As such any diet or healthy eating plans go out of the window. I tend to put on 2-3lbs a month when travelling a lot.
It’s all self-inflicted mind. For example, having chicken masala and a pint of Cobra for breakfast in Mumbai probably isn’t something your body will thank you for later, but we do it anyway ….when in Rome. Especially if you are flying Emirates. Their business lounges are the best for food, great mix of Asian and European fare. But strangely I’ve always found their business meals pretty bland. I’ve found that British Airways First consistently does the best food above 20,000ft.
When was the last time you passed up free champagne? It’s hard to do, really hard. Ok if I’m flying straight to a clients office I’m not going to hit the Johnny Walker at 06:00. But when flying the day before or when your flying home it’s a different story, especially when you are flying home. The number of times I’ve had to get the Emirates chauffeur to open my house door as I can’t remember how a key works are too frequent according to my wife!
I always use the opportunity to try the stuff that I never normally buy. So that obscure wine or the local beer is the things I hit first. But always seem to end up on vodka, via espresso martinis.
Again this varies on the airlines you are flying with as to the quality of your drinking enjoyment. American Airlines lounge in LAX is a great bar to leave California. A proper bartender with a fully stocked bar, awesome, as the locals say. The Concord Room at Heathrow is great for top end wine and champagne but that’s for First Class tickets so I won’t talk about it here, see my other post on my first class reviews.

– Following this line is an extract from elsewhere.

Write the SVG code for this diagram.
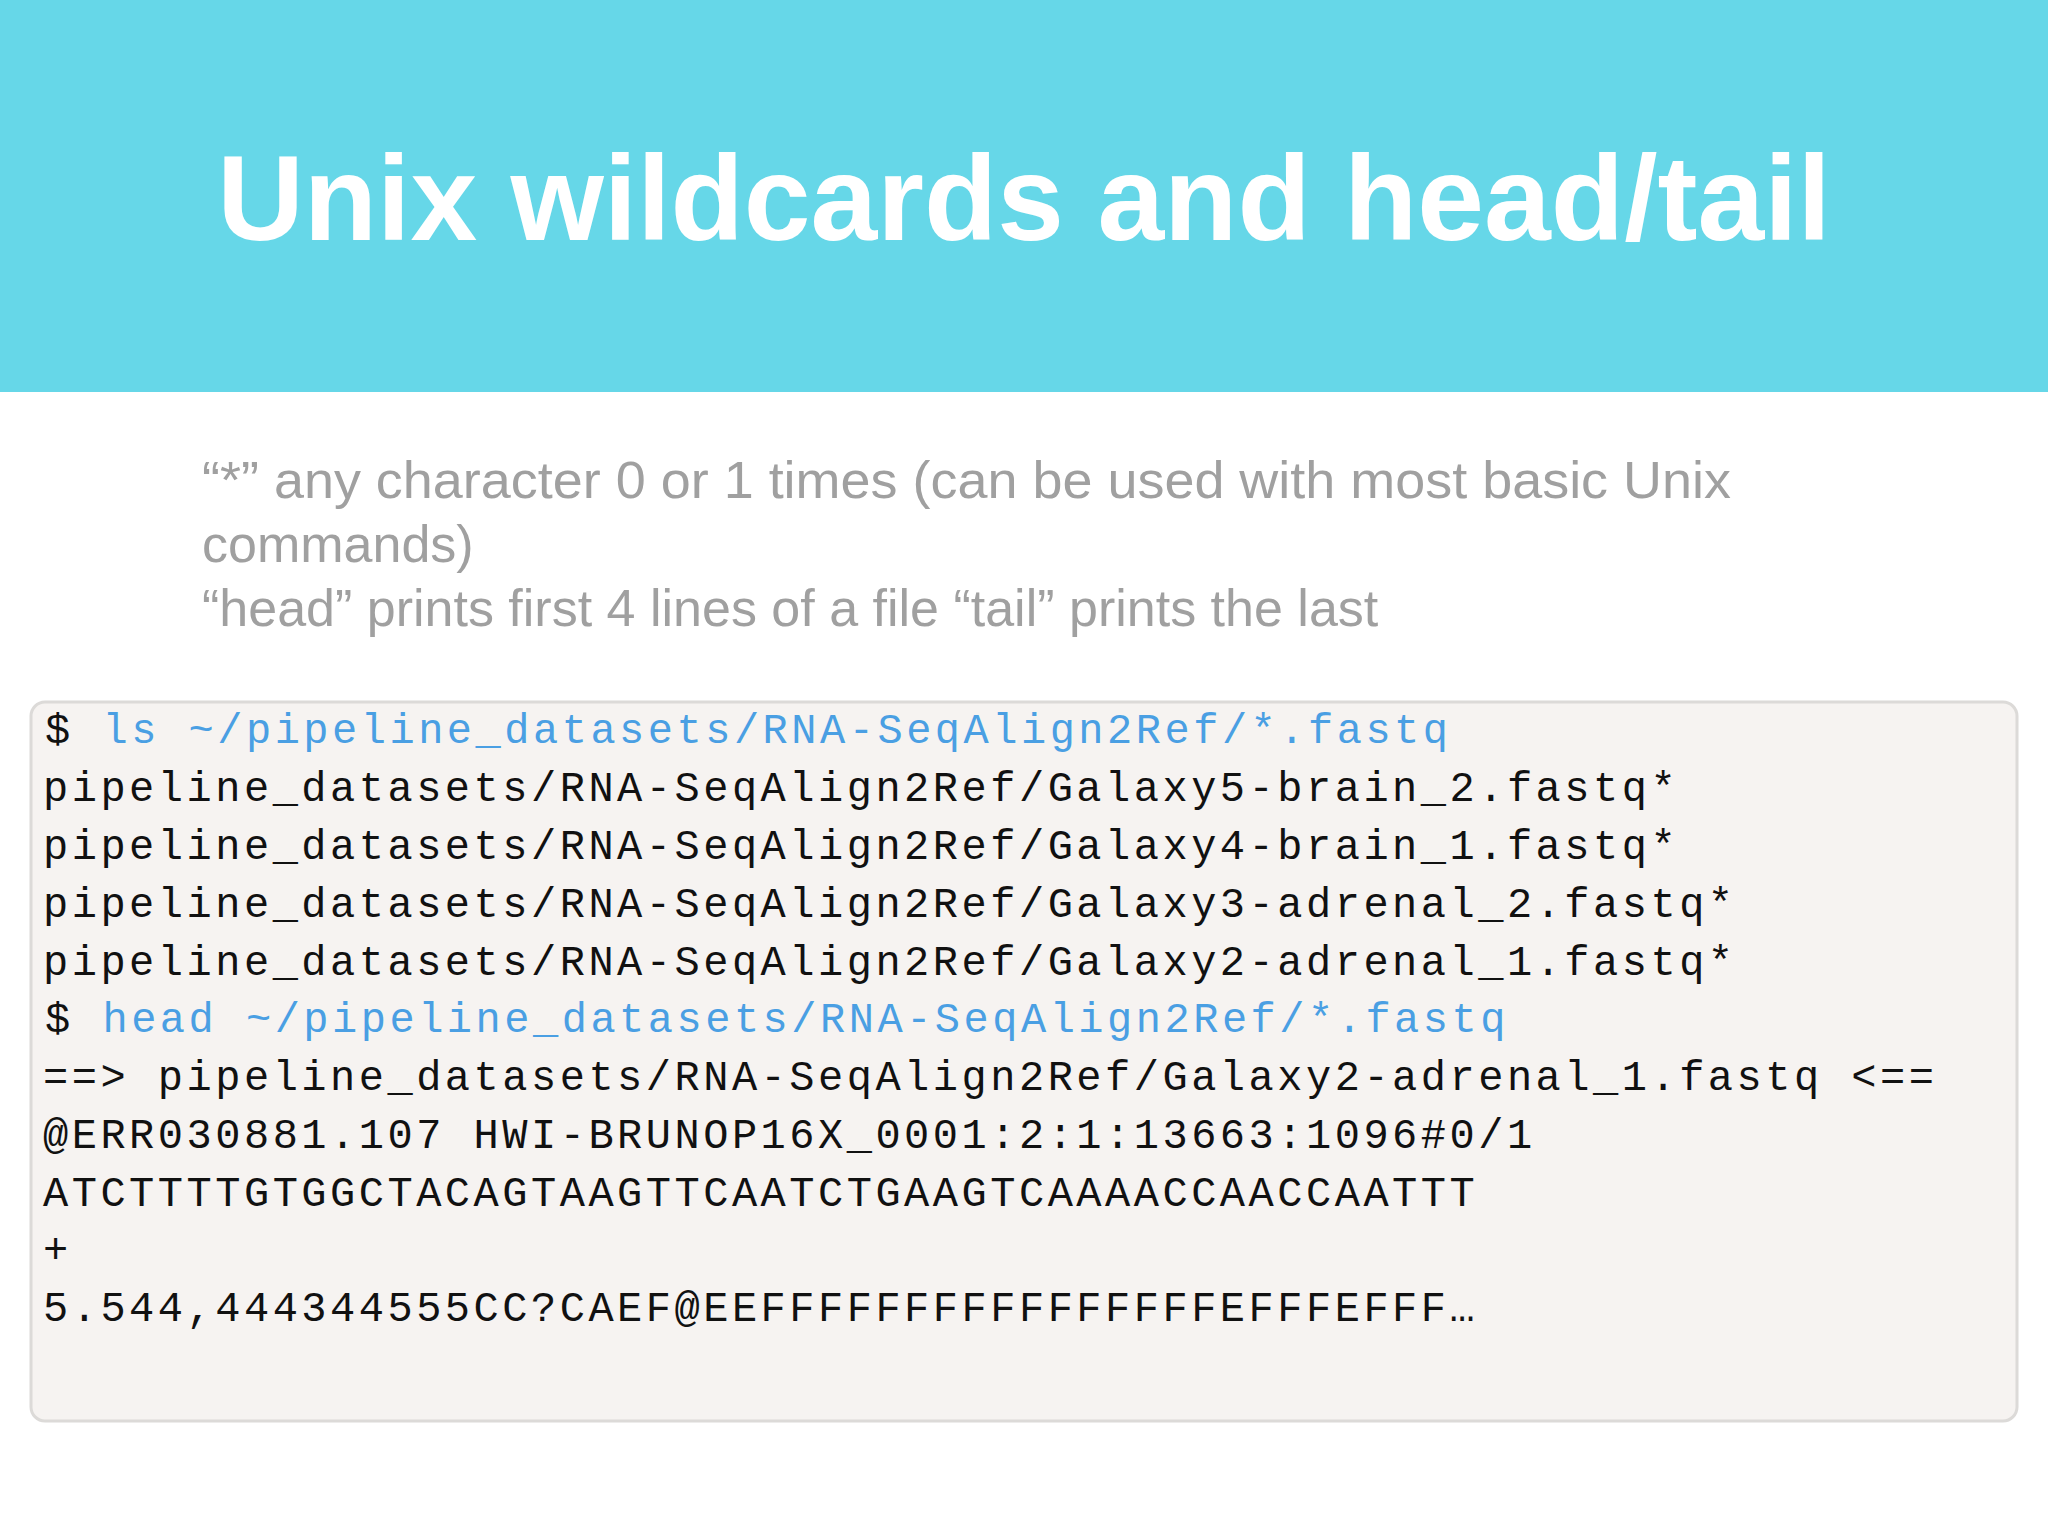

There are 355 days in the year right?
If you need your 8hrs undisturbed beauty sleep a day then this isn’t the gig for you. Days will blur into each other as you board a plane in the afternoon whilst in Europe and get off it the next morning at your Asian destination after only 90mins sleep. You may think that a 3hr lay over in a decent airport lounge will allow you to get some shut eye. But then have you tried sleeping in a wooden chair as it completes the lounges Bauhaus look. Or even on a bar stool. As I said earlier, who passes up free champagne.
Time is money
Since you spend hours flying you start to view time spent in airports changing planes as wasted. When you first start out you allow lots of time for transfers in airports. After a while, you start playing air traffic control roulette with your connecting flights. If you have the option of allowing yourself 30mins to get off the plane at Heathrow, clear customs, pick up your bag, change terminal and then rechecking to your domestic connection or giving yourself 2h30min for the same connection, naturally you go for the 30min one and pray to the ATC gods that rain is delaying the departing aircraft by 15mins at least as you run like a madman through the airport ….after spending 6hrs drinking on the plane!
Sometimes the airport gods conspire against you. Not so much with international flights, but domestic flights at the end of the week are always a roll off the dice if you are getting home or not. Read about one such rant here.
Daddys in Dubai
Needless to say that if you are flying a lot you won’t be at home every evening. I think my worse stint was seeing my wife and 1yr old daughter for 6 days in a month. So having a snowflake wife won’t work here. But most airlines have WiFi and cellular signal so my daughter got used to what the bar onboard an A380 looks like before she could even talk. Plus I’m not going to claim poverty here, I don’t do this for a smile and a pack of crisps. You just have to weigh up what’s important and have a super understanding wife.
Thus ends my brief insight into flying around for a living. It’s highly enjoyable and well worth the opportunity. Just be mindful when you starting hitting over 50 flights a year as it does take its toll on you and your family.